Unknown to me, on my morning route to school each morning, I passed by an unassuming McDonald’s restaurant and gas station. Before graduating high school, I learned that this development was built on the demolition site of one of the last remaining blocks of the historic Little Manila community in 1999, which existed alongside our historic Chinese and Japanese American communities. Two decades earlier, the late Dr. Dawn Mabalon and Dillon Delvo returned to Stockton as recent college graduates only to find the community they grew up in was being threatened by urban development. They created a community coalition that helped to establish the Little Manila Historic Site, protecting eight blocks of businesses, homes, and other remaining historic buildings. I frequently passed by banners marking the Little Manila neighborhood, along Lafayette Street, but always thought little of it.
In high school, I volunteered at the San Joaquin County Historical Museum in their archives. A few months later, I learned that a local organization, Little Manila Rising, was looking for help cataloging items found in steamer trunks before they were to be sent to the Smithsonian National Museum of American History. What I learned during my work with Little Manila Rising, and in my Ethnic Studies class, completely reshaped the way I viewed and understood the community that raised me.
By the 1940s, Stockton had the largest Filipino population in the world outside of the Philippines. Searching for economic and educational opportunities, as well as adventure thousands of young Filipino men immigrated to the West Coast prior to World War II. Due to the annexation of the Philippines by the United States as established in the Treaty of Paris in 1898, Filipino people were deemed U.S. nationals, which allowed them to travel in and around U.S. territories and circumvent restrictive immigration laws, such as the Chinese Exclusion Act in 1882, and attracted over one hundred thousand people from 1907 to 1933 to come to the U.S. as U.S. nationals. As a result, Filipino people were highly sought after by sugar plantation owners in Hawai’i and vegetable farmers in California. This did not mean, however, that Filipino people did not experience discrimination and racism that undergirded anti- immigrant and anti-Asian policies and attitudes.

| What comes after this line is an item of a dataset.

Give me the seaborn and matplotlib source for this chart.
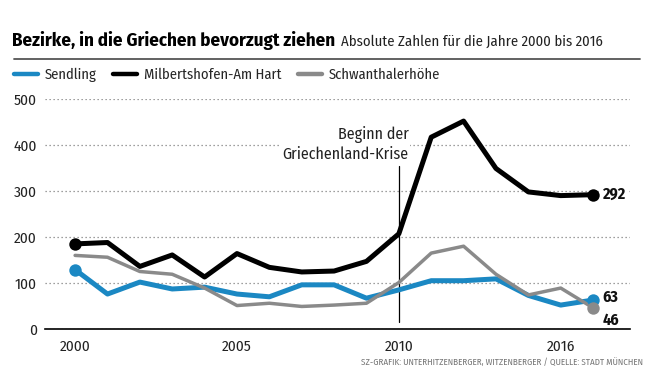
import matplotlib
matplotlib.use("Agg")
import matplotlib.pyplot as plt
import seaborn as sns
import pandas as pd
from matplotlib import font_manager as fm

# ---- data ----
years = list(range(2000, 2017))
sendling = [129, 76, 102, 87, 91, 76, 70, 96, 96, 67, 85, 105, 105, 109, 73, 52, 63]
milbertshofen = [185, 188, 136, 161, 113, 164, 134, 124, 126, 147, 207, 417, 452, 349, 298, 290, 292]
schwanthalerhoehe = [160, 156, 125, 119, 89, 51, 56, 49, 52, 56, 101, 165, 180, 119, 74, 89, 46]
series_names = ["Sendling", "Milbertshofen-Am Hart", "Schwanthalerhöhe"]
end_labels = ["63", "292", "46"]
x_tick_pos = [2000, 2005, 2010, 2015]
x_tick_labels = ["2000", "2005", "2010", "2016"]
y_ticks = [0, 100, 200, 300, 400, 500]
crisis_year = 2010

colors = {"Sendling": "#1b88c3", "Milbertshofen-Am Hart": "#000000", "Schwanthalerhöhe": "#8a8a8a"}
widths = {"Sendling": 3.6, "Milbertshofen-Am Hart": 3.6, "Schwanthalerhöhe": 2.5}

df = pd.DataFrame({
    "Jahr": years * 3,
    "Wert": sendling + milbertshofen + schwanthalerhoehe,
    "Bezirk": [series_names[0]] * len(years) + [series_names[1]] * len(years) + [series_names[2]] * len(years),
})

sns.set_theme(style="white")
names = {f.name for f in fm.fontManager.ttflist}
cond = "DejaVu Sans"
for cand in ["Fira Sans Condensed", "Roboto Condensed", "PT Sans Narrow", "Asap Condensed", "Barlow Semi Condensed"]:
    if cand in names:
        cond = cand
        break
plt.rcParams["font.family"] = [cond, "DejaVu Sans"]

W, H = 658, 389
fig = plt.figure(figsize=(W / 100, H / 100), dpi=100)
ax = fig.add_axes([45 / W, 60 / H, 585 / W, 230 / H])

sns.lineplot(data=df, x="Jahr", y="Wert", hue="Bezirk", palette=colors, ax=ax,
             linewidth=3.6, legend=True)
for line, name in zip(ax.get_lines(), series_names):
    line.set_linewidth(widths[name])
    line.set_clip_on(False)
    line.set_solid_joinstyle("round")

# end markers
first = df[(df["Jahr"] == years[0]) & (df["Bezirk"] != "Schwanthalerhöhe")]
last = df[df["Jahr"] == years[-1]]
for sub in (first, last):
    for _, r in sub.iterrows():
        ax.scatter(r["Jahr"], r["Wert"], s=80, color=colors[r["Bezirk"]], zorder=5, clip_on=False, linewidths=0)

for name, vals, lab, dy in zip(series_names, [sendling, milbertshofen, schwanthalerhoehe], end_labels, [2, 0, -9]):
    ax.annotate(lab, (years[-1], vals[-1]), xytext=(7, dy), textcoords="offset points",
                fontsize=11.5, fontweight="bold", va="center", ha="left", color="#111111",
                bbox=dict(boxstyle="square,pad=0.15", fc="white", ec="none"), zorder=6)

# crisis marker
ax.plot([crisis_year, crisis_year], [15, 355], color="#000000", lw=0.9, zorder=1)
ax.text(crisis_year + 0.3, 363, "Beginn der\nGriechenland-Krise", ha="right", va="bottom",
        fontsize=11.5, linespacing=1.25, color="#222222",
        bbox=dict(boxstyle="square,pad=0.1", fc="white", ec="none"), zorder=1.5)

ax.set_xlim(1999.07, 2017.14)
ax.set_ylim(0, 500)
ax.set_yticks(y_ticks)
ax.set_xticks(x_tick_pos)
ax.set_xticklabels(x_tick_labels)
ax.set_xlabel("")
ax.set_ylabel("")
ax.grid(axis="y", linestyle=(0, (1, 2.2)), color="#808080", linewidth=0.9)
ax.grid(axis="x", visible=False)
ax.set_axisbelow(True)
for s in ["top", "right", "left"]:
    ax.spines[s].set_visible(False)
ax.spines["bottom"].set_color("#000000")
ax.spines["bottom"].set_linewidth(1.2)
ax.spines["bottom"].set_zorder(7)
ax.tick_params(axis="x", direction="inout", length=7, width=1, colors="#000000", labelsize=11, pad=4, labelcolor="#222222")
ax.tick_params(axis="y", length=0, labelsize=11, pad=6, labelcolor="#222222")
for t in ax.get_yticklabels():
    t.set_horizontalalignment("right")

sns.move_legend(ax, "center left", bbox_to_anchor=(14 / W, 1 - 75 / H), bbox_transform=fig.transFigure,
                ncol=3, frameon=False, title=None, fontsize=10.5, handlelength=1.65, columnspacing=1.1,
                handletextpad=0.48, borderaxespad=0, borderpad=0)
for h in ax.get_legend().legend_handles:
    h.set_linewidth(3.2)

# title with width fitting
fig.canvas.draw()
r = fig.canvas.get_renderer()
t1 = fig.text(12 / W, 1 - 46 / H, "Bezirke, in die Griechen bevorzugt ziehen", fontsize=14,
              fontweight="bold", va="baseline", ha="left", color="#000000")
w = t1.get_window_extent(r).width
t1.set_fontsize(min(17, 14 * 325 / w))
bb = t1.get_window_extent(r)
t2 = fig.text((bb.x1 + 6) / W, 1 - 46 / H, "Absolute Zahlen für die Jahre 2000 bis 2016", fontsize=11,
              va="baseline", ha="left", color="#222222")
w2 = t2.get_window_extent(r).width
t2.set_fontsize(min(13, 11 * (602 - bb.x1 - 6) / w2))
fig.add_artist(plt.Line2D([14 / W, 640 / W], [1 - 58.5 / H] * 2, color="#555555", lw=1.3))

fig.text(643 / W, 1 - 362 / H, "SZ-GRAFIK: UNTERHITZENBERGER, WITZENBERGER / QUELLE: STADT MÜNCHEN",
         fontsize=6.5, ha="right", va="center", color="#777777")

fig.savefig("out.png", dpi=100)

After the construction of the levees throughout the Sacramento-San Joaquin Delta (completed largely by Chinese immigrants in the mid-nineteenth century), farmland throughout the California Central Valley became some of the most fertile in America. Industrialized agriculture demanded cheap mass labor. When young Filipino men arrived in America, they often found that the abundant opportunities promised often amounted to low-paying service jobs and agricultural labor due to discriminatory hiring practices. Located in the heart of the San Joaquin Valley, Stockton, and by extension, Little Manila, established itself as the place where a Filipino person could go to look for family and friends. In the memoir, America Is In The Heart by Carlos Bulosan, he writes, “I wanted to stop and walk around town, but some of the hoboes told me there were thousands of Filipinos in Stockton. I remained on the same train until it got to Sacramento, where I boarded another that took me to Stockton. I asked some of the hoboes where I could find Chinatown, for there I would be sure to find my countrymen.”

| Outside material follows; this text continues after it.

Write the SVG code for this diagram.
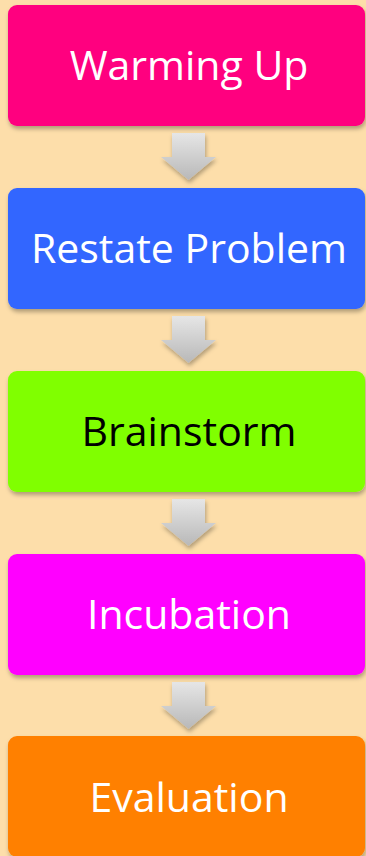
<svg xmlns="http://www.w3.org/2000/svg" width="366" height="856" viewBox="0 0 366 856">
  <defs>
    <linearGradient id="arrowFill" x1="0" y1="0" x2="0" y2="1">
      <stop offset="0" stop-color="#e6e6e6"/>
      <stop offset="1" stop-color="#b8b8b8"/>
    </linearGradient>
    <filter id="shadow" x="-10%" y="-10%" width="120%" height="130%">
      <feDropShadow dx="1" dy="3" stdDeviation="2" flood-color="#000" flood-opacity="0.3"/>
    </filter>
    <path id="downArrow" d="M0 0 H33 V24 H44 L16.5 47 L-11 24 H0 Z"/>
  </defs>
  <style>
    .box { filter: url(#shadow); }
    .label { font-family: "Open Sans", "Liberation Sans", sans-serif; font-size: 41px; text-anchor: middle; dominant-baseline: central; }
    .arrow { fill: url(#arrowFill); filter: url(#shadow); }
  </style>
  <rect width="366" height="856" fill="#fddeaa"/>

  <g id="connectors">
    <use href="#downArrow" class="arrow" x="172" y="133"/>
    <use href="#downArrow" class="arrow" x="172" y="316"/>
    <use href="#downArrow" class="arrow" x="172" y="499"/>
    <use href="#downArrow" class="arrow" x="172" y="682"/>
  </g>

  <g id="warming-up">
    <rect class="box" x="8" y="5" width="357" height="121" rx="9" fill="#ff007f"/>
    <text class="label" x="189" y="64" fill="#ffffff">Warming Up</text>
  </g>
  <g id="restate-problem">
    <rect class="box" x="8" y="188" width="357" height="121" rx="9" fill="#3366ff"/>
    <text class="label" x="189" y="247" fill="#ffffff">Restate Problem</text>
  </g>
  <g id="brainstorm">
    <rect class="box" x="8" y="371" width="357" height="121" rx="9" fill="#80ff00"/>
    <text class="label" x="189" y="430" fill="#000000">Brainstorm</text>
  </g>
  <g id="incubation">
    <rect class="box" x="8" y="554" width="357" height="121" rx="9" fill="#ff00ff"/>
    <text class="label" x="189" y="613" fill="#ffffff">Incubation</text>
  </g>
  <g id="evaluation">
    <rect class="box" x="8" y="736" width="357" height="121" rx="9" fill="#ff8000"/>
    <text class="label" x="189" y="796" fill="#ffffff">Evaluation</text>
  </g>
</svg>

In addition to poor working and living conditions, these men also suffered under California’s anti-miscegenation laws. To send one child from home to America was very expensive. Many families opted to send sons who could earn money. Many Filipino families believed that their sons would return in a few years, so there would be no need to establish families in America. However, due to the lack of substantial wages, many would stay much longer than originally intended. At one point in the 1930s it was recorded that for every 14 Filipino men, there was one Filipina woman. With anti-miscegenation laws barring multi-racial relations and marriages, this group of mostly bachelors formed organizations like fraternal lodges, women’s societies, and labor unions as a way to build community and aid one another beyond typical familiar structures in the face of rampant racial discrimination.After World War II, America saw an increase in Filipina immigration after the enactment of the War Brides Act (1945). Still, there were several notable fraternities in Stockton. In particular, the Legionarios del Trabajo, which was established in 1942, collected steamer trunks brought to America by these men. After individuals had passed, the fraternity would gather the members’ remaining items and place them in the steamer trunks and suitcases for family members or loved ones who would maybe one day come to collect them, creating time capsules of a rarely documented perspective in American history. The trunks were discovered by Antonio Somera, who had found them hidden away in the basement of the Daguhoy Lodge after moving his martial arts school to that location (the meeting place of the Legionarios del Trabajo).
During my internship at the Smithsonian, I have continued to work to catalog the items from these steamer trunks for Little Manila Rising and the Smithsonian National Museum of American History. I also worked with the Smithsonian Asian Pacific American Center to create a Smithsonian Learning Lab collection inspired by both the objects in the steamer trunks and the work of Dr. Dawn Mabalon, the co-founder of Little Manila Rising, who was an authoritative voice in the research of Filipino-American immigration, especially in Stockton.
I am grateful for the opportunity to platform my community’s history on a national scale. With only one of the twenty five trunks and suitcases brought into the National Museum of America History, due to storage capacity, I hope that the remaining trunks in Stockton will soon receive the proper care and attention this invaluable collection deserves. The work on this collection at the Smithsonian, I believe, serves as an example of the transformative nature of preserved local histories. The story of Little Manila has redefined the narrative I held of my town, as I know it has for many other young Stockonians. I hope this story of my community provides some inspiration for students from similar backgrounds to recognize the brave, multifaceted histories of struggle and perseverance in their immigrant communities, new and old. The perseverance of Little Manila today speaks to the importance of historic preservation for local communities nationally in its aim to maintain identity. Hopefully, the work and resources created in collaboration with Little Manila Rising, the Smithsonian Asian Pacific American Center, and the National Museum of American History can help to illuminate to Stockton students, and those from similar communities, how immigrant experiences build a sense of identity in a community’s history, worthy of preservation.